İhraç miktarında oransal olarak bir artış yok. Ancak 2020 yılında 87 bin tonla ihraç rekoru kıran Türkiye, 2023 yılında 83 bin tonla ikinci en yüksek ihracatını gerçekleştirdi. Geçen yıl ihraç ettiğimiz kirazın %32’si Almanya, %27’si Rusya ve %12’si Irak’a yapıldı. Bu üç ülke toplam ihracatın %71’ini oluşturuyor. Aslında her dört kirazdan üçü bu ülkelere gidiyor diyebiliriz.
Üretimde sıkıntı yok, ihracatta aman aman bir artış yok, kişi başına tüketimde düşüş var? Peki, çiftçi çok mu pahalı satıyor da biz kilosunu en az 100 liraya alıyoruz. Yine TÜİK verilerine baktığımızda üretici kirazını haziran ayında kilosunu 46 lira 72 kuruştan satarken aynı dönemde Türkiye Ziraat Odaları Birliği (TZOB) verilerine göre 24 lira 88 kuruştan sattı. TÜİK ile TZOB arasında üretici kiraz satış fiyatlarında büyük bir farklılık olsa da TZOB market fiyat listesinde vatandaş 100 lira 51 kuruşa satın alabiliyor.
TZOB’un açıkladığı fiyat tablosuna göre kirazdaki üretici ve market arasındaki en büyük fiyat farkı %303,98 ile haziran ayında görüldü. Kiraz üreticiden tüketiciye ulaşana kadar fiyatı dört kat arttı.

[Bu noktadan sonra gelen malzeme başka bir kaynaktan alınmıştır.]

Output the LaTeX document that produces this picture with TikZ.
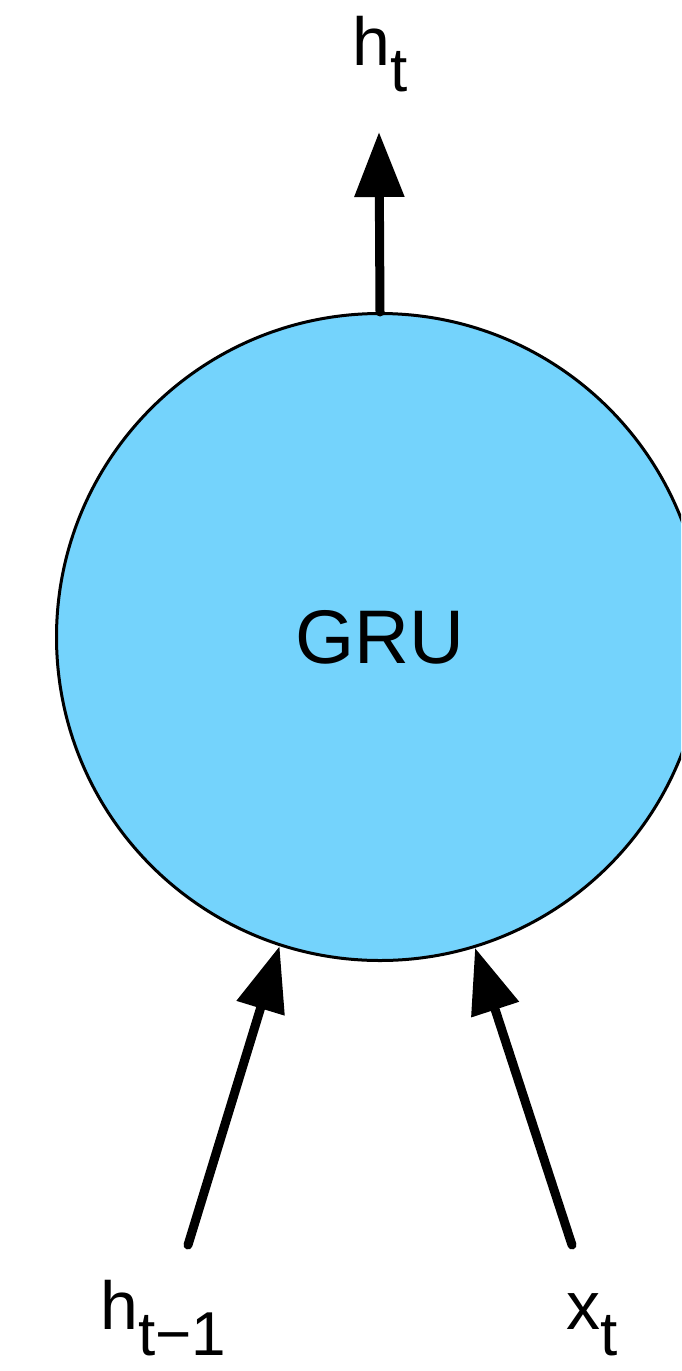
\documentclass[tikz,border=0pt]{standalone}
\usepackage{fontspec}
\setmainfont{Liberation Sans}
\usetikzlibrary{arrows.meta}
\definecolor{grublue}{RGB}{116,211,252}
\newcommand{\mysub}[1]{\raisebox{-26pt}{\fontsize{62}{64}\selectfont #1}}
\begin{document}
\begin{tikzpicture}[x=1pt,y=-1pt,
  conn/.style={line width=9pt, line cap=round, -{Triangle[length=65pt,width=48pt]}},
  lbl/.style={inner sep=0pt, anchor=base west, font=\fontsize{68}{80}\selectfont},
  cell/.style={circle, draw=black, line width=3pt, fill=grublue, minimum size=647pt, inner sep=0pt, font=\fontsize{76}{90}\selectfont}]
\clip (0,0) rectangle (681,1371);
\node[cell] (gru) at (380,637) {GRU};
\coordinate (ttip) at (379,132);
\coordinate (ltail) at (188,1245);
\coordinate (rtail) at (572,1245);
\draw[conn] (gru.north) -- (ttip);
\draw[conn] (ltail) -- (gru.252.4);
\draw[conn] (rtail) -- (gru.287);
\node[lbl] (ht) at (352,65) {h\mysub{t}};
\node[lbl] (htm) at (100,1329) {h\mysub{t−1}};
\node[lbl] (xt) at (566,1329) {x\mysub{t}};
\end{tikzpicture}
\end{document}
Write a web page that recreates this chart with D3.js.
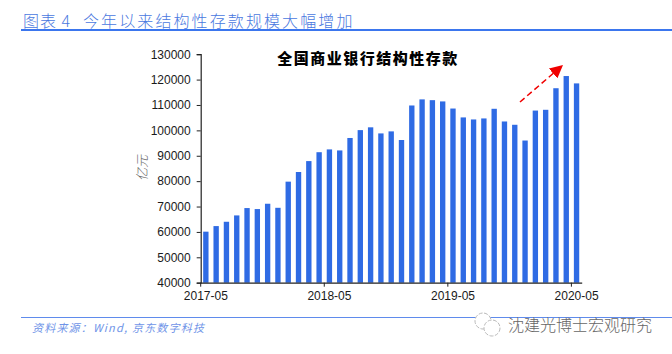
<!DOCTYPE html>
<html lang="zh">

<head>
    <meta charset="UTF-8">
    <title>全国商业银行结构性存款</title>
    <style>
    body {
        margin: 0;
        background: #ffffff;
    }

    svg {
        display: block;
    }

    .tick-label {
        font-family: "Liberation Sans", Arial, sans-serif;
        font-size: 12px;
        fill: #1a1a1a;
    }
    </style>
</head>

<body>
    <svg width="672" height="354"></svg>
    <script src="https://d3js.org/d3.v7.min.js"></script>
    <script>
    // 月份
    const months = [
        "2017-05", "2017-06", "2017-07", "2017-08", "2017-09", "2017-10", "2017-11", "2017-12",
        "2018-01", "2018-02", "2018-03", "2018-04", "2018-05", "2018-06", "2018-07", "2018-08",
        "2018-09", "2018-10", "2018-11", "2018-12", "2019-01", "2019-02", "2019-03", "2019-04",
        "2019-05", "2019-06", "2019-07", "2019-08", "2019-09", "2019-10", "2019-11", "2019-12",
        "2020-01", "2020-02", "2020-03", "2020-04", "2020-05"
    ];
    // 结构性存款, 亿元
    const deposits = [
        60100, 62300, 64000, 66500, 69400, 69000, 71100, 69500,
        79800, 83600, 87900, 91400, 92500, 92100, 97000, 100100,
        101200, 98800, 99600, 96200, 109800, 112200, 111900, 111400,
        108600, 105100, 104300, 104700, 108500, 103500, 102200, 96000,
        107800, 108100, 116600, 121400, 118500
    ];
    const yTicks = [40000, 50000, 60000, 70000, 80000, 90000, 100000, 110000, 120000, 130000];
    const xLabels = ["2017-05", "2018-05", "2019-05", "2020-05"];

    const svg = d3.select("svg");
    const blue = "#2f6be4";
    const cjk = "'Noto Sans CJK SC', sans-serif";

    const x = d3.scaleBand().domain(months).range([200.7, 581.7]).paddingInner(0.48).paddingOuter(0.24);
    const y = d3.scaleLinear().domain([40000, 130000]).range([282.7, 54.2]);

    // 柱子
    svg.append("g")
        .selectAll("rect")
        .data(deposits)
        .join("rect")
        .attr("x", (d, i) => x(months[i]))
        .attr("y", d => y(d))
        .attr("width", x.bandwidth())
        .attr("height", d => y(40000) - y(d))
        .attr("fill", blue);

    // y轴
    const yAxis = svg.append("g")
        .attr("transform", "translate(200.7,0)")
        .call(d3.axisLeft(y).tickValues(yTicks).tickSize(4).tickPadding(6).tickFormat(d3.format("d")));
    yAxis.selectAll("text").attr("class", "tick-label").attr("font-family", null).attr("font-size", null);
    yAxis.selectAll("line, path").attr("stroke", "#222");
    yAxis.select("path").attr("stroke-width", 1.2);

    // x轴: 刻度在月份左边, 标签在月份中间
    const step = x.step();
    const xAxis = svg.append("g")
        .attr("transform", "translate(0,282.7)")
        .call(d3.axisBottom(x).tickValues(xLabels).tickSize(4).tickPadding(5).tickSizeOuter(0));
    xAxis.selectAll("line").attr("x1", -step / 2).attr("x2", -step / 2).attr("stroke", "#222");
    xAxis.select("path").attr("stroke", "#222").attr("stroke-width", 1.2);
    xAxis.selectAll("text").attr("class", "tick-label").attr("font-family", null).attr("font-size", null);

    // 图内标题
    svg.append("text")
        .attr("x", 368).attr("y", 63.5)
        .attr("text-anchor", "middle")
        .attr("font-family", cjk)
        .attr("font-size", 15)
        .attr("font-weight", 900)
        .attr("letter-spacing", 1.5)
        .attr("fill", "#000")
        .text("全国商业银行结构性存款");

    // y轴单位
    svg.append("text")
        .attr("transform", "translate(147,168) rotate(-90)")
        .attr("text-anchor", "middle")
        .attr("font-family", cjk)
        .attr("font-size", 13)
        .attr("font-style", "italic")
        .attr("font-weight", 300)
        .attr("fill", "#666")
        .text("亿元");

    // 红色虚线箭头
    const defs = svg.append("defs");
    defs.append("marker")
        .attr("id", "arrow")
        .attr("viewBox", "0 0 10 10")
        .attr("refX", 10).attr("refY", 5)
        .attr("markerUnits", "userSpaceOnUse")
        .attr("markerWidth", 13).attr("markerHeight", 13)
        .attr("orient", "auto")
        .append("path")
        .attr("d", "M0,0L10,5L0,10Z")
        .attr("fill", "#f00000");
    svg.append("line")
        .attr("x1", 520).attr("y1", 102)
        .attr("x2", 563).attr("y2", 65)
        .attr("stroke", "#f00000")
        .attr("stroke-width", 1.5)
        .attr("stroke-dasharray", "6,3.5")
        .attr("marker-end", "url(#arrow)");

    // 页眉
    const headText = svg.append("g")
        .attr("font-family", cjk)
        .attr("font-size", 16)
        .attr("font-weight", 300)
        .attr("fill", "#4a78e0");
    headText.append("text").attr("x", 23).attr("y", 26.5).attr("letter-spacing", 1).text("图表 4");
    headText.append("text").attr("x", 83).attr("y", 26.5).attr("letter-spacing", 2.1).text("今年以来结构性存款规模大幅增加");
    svg.append("line")
        .attr("x1", 21).attr("x2", 672)
        .attr("y1", 30).attr("y2", 30)
        .attr("stroke", "#3b76ee").attr("stroke-width", 1.8);

    // 页脚
    svg.append("line")
        .attr("x1", 21).attr("x2", 672)
        .attr("y1", 317.5).attr("y2", 317.5)
        .attr("stroke", "#5f8bec").attr("stroke-width", 1);
    svg.append("text")
        .attr("x", 32).attr("y", 331.5)
        .attr("font-family", cjk)
        .attr("font-size", 11)
        .attr("font-style", "italic")
        .attr("letter-spacing", 1.2)
        .attr("fill", "#6f94e8")
        .text("资料来源：Wind, 京东数字科技");

    // 水印
    svg.append("text")
        .attr("x", 508).attr("y", 331)
        .attr("font-family", cjk)
        .attr("font-size", 16)
        .attr("font-weight", 300)
        .attr("fill", "#666")
        .text("沈建光博士宏观研究");
    const logo = svg.append("g").attr("fill", "#fff").attr("stroke", "#bbb").attr("stroke-width", 1).attr("stroke-dasharray", "4,1.5");
    logo.append("circle").attr("cx", 483).attr("cy", 321).attr("r", 8);
    logo.append("circle").attr("cx", 492).attr("cy", 328).attr("r", 8);
    </script>
</body>

</html>
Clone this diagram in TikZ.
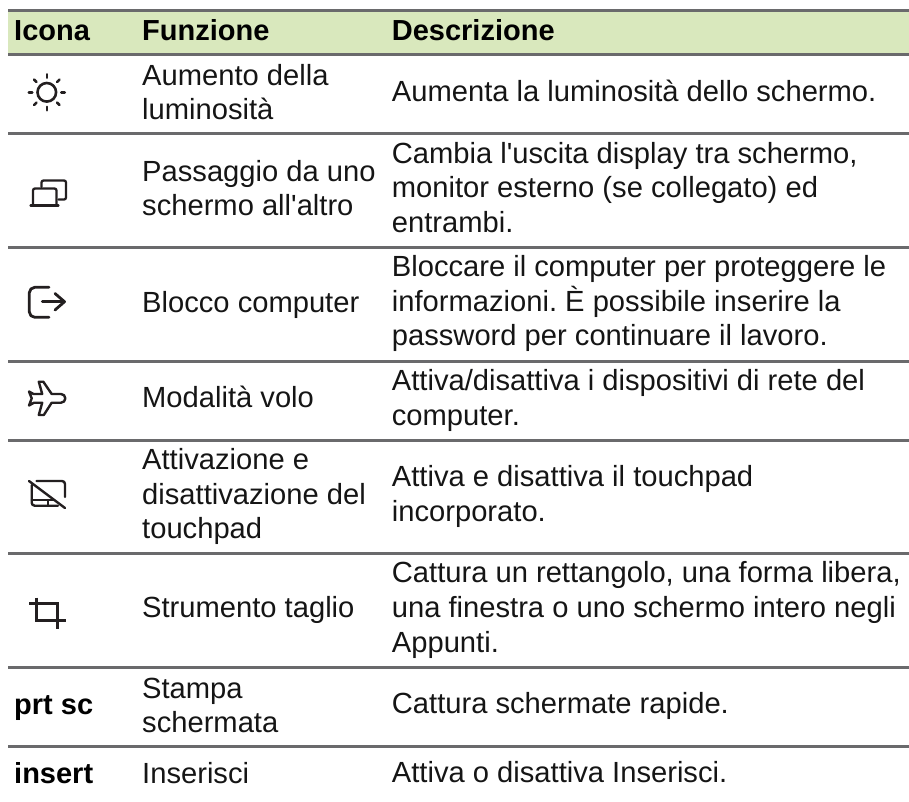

Dünyanın en büyük kiraz üreticisi bir ülke her yıl üretim miktarını artırırken ihracatı neredeyse sabit kalıyor ama vatandaşları her yıl daha da pahalıya kiraz tüketiyor.
Dünyada üretilen her dört kirazdan birini üreteceksin, aynı zamanda kiraz üretimi yapan 42 ülkenin toplam kiraz üretiminden fazlasını üreteceksin ama vatandaşına kaliteli ve ucuza bir kilo kiraz yediremeyeceksin. Sizce de bu işte bir yanlışlık yok mu? Evet, bahçeden sofraya kadar fiyatlarda anormal bir yükseklik olmasına rağmen bizim satın alma gücümüzün de düştüğü bir gerçek. Şimdi yapılması gereken tüketimi artıracak şekilde tüketici fiyatlarının “alınabilir” bir şekilde geriye çekilmesini sağlamak.
“Aracı”lardan şikayet etmek işin kolayı. Burada da kamu yönetimine önemli görevler düşüyor. Kamu yönetiminin üreticiden tüketiciye giden yolu kısaltmak, üreticinin, aracının ve tüketicinin zarar etmediği bir sistemi oturtmak için gereken adımları atması gerekiyor.
Yoksa son iki yıldır Cumhuriyet döneminin üretim rekorları kırıldığı bir dönemde ağız tadıyla kiraz tüketememek bize yakışmıyor.